İslami sermaye pastadan istediği paydan bir parça feragat edecek, AKP daha "merkeze" çekilecek, ordu "tali" işlerden bir parça uzaklaştırılacak. Bu durumda işçi sınıfının payına da daha fazla sömürü ve yoksulluk düşecek. Ne zaman mı? Hemen ilk seçimden sonra. İster AKP "iktidarında", ister "büyük miting koalisyonları iktidarında". Değişen tek şey "sistemin bir süre daha selameti" olacak.

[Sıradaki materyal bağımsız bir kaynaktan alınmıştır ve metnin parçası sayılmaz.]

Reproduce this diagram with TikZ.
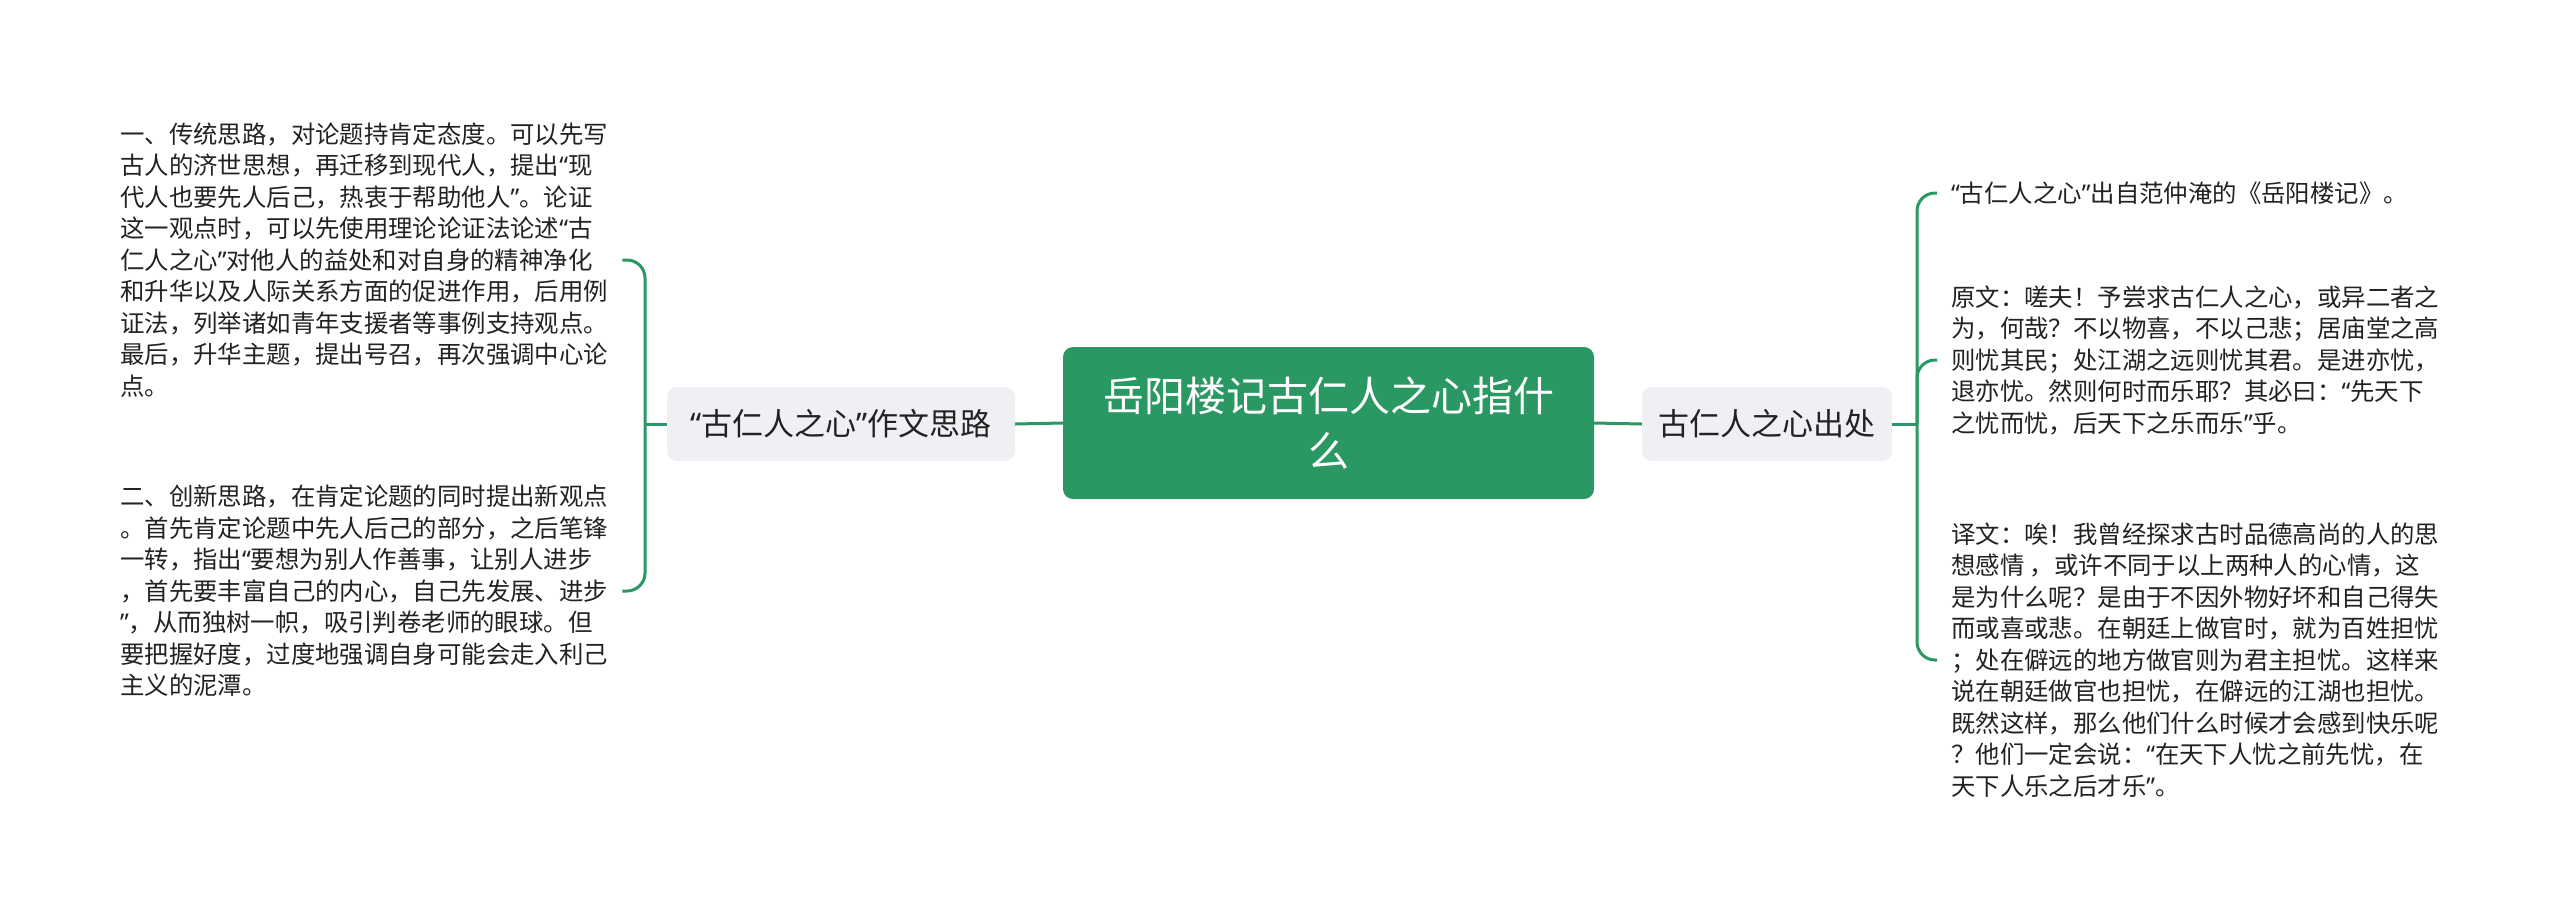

Bütün bu gelişmeler de gösteriyor ki işçi sınıfı kendi kaderine sahip çıkıp, geleceğini belirleme iradesini göstermedikçe, onun adına kayıkçı kavgaları hep yapılacak; lakin her seferinde kaybeden işçi sınıfı olacak. O zaman, kayıkçı kavgasında safları netleştirmek görevi sınıfın kendisi kadar, ona önderlik edenlere düşüyor. Zira, laikler de kazansa, İslamcılar da kazansa bu sistem savaşlarını hep kaybeden işçi sınıfı olacaktır. İran mı iyidir, Fransa mı sorusu hem anlamlı hem de anlamsızdır!… İslamcılar ve laikler bu soruyu sorarken bir Latin Amerika'ya bakmak kötü olmaz tabii. Küba'ya da… Kuşkusuz, daha iyi bir sosyalist dünyanın inşa edilebileceği düşsel bir yere, örneğin T. More'un Ütopya'sının çok daha sosyalist kimlikli "adasına"…
* C. V. Clausewitz, Savaş Üzerine, (Çev. H.F. Çeliker), Özne Yayınları, İstanbul, 1999.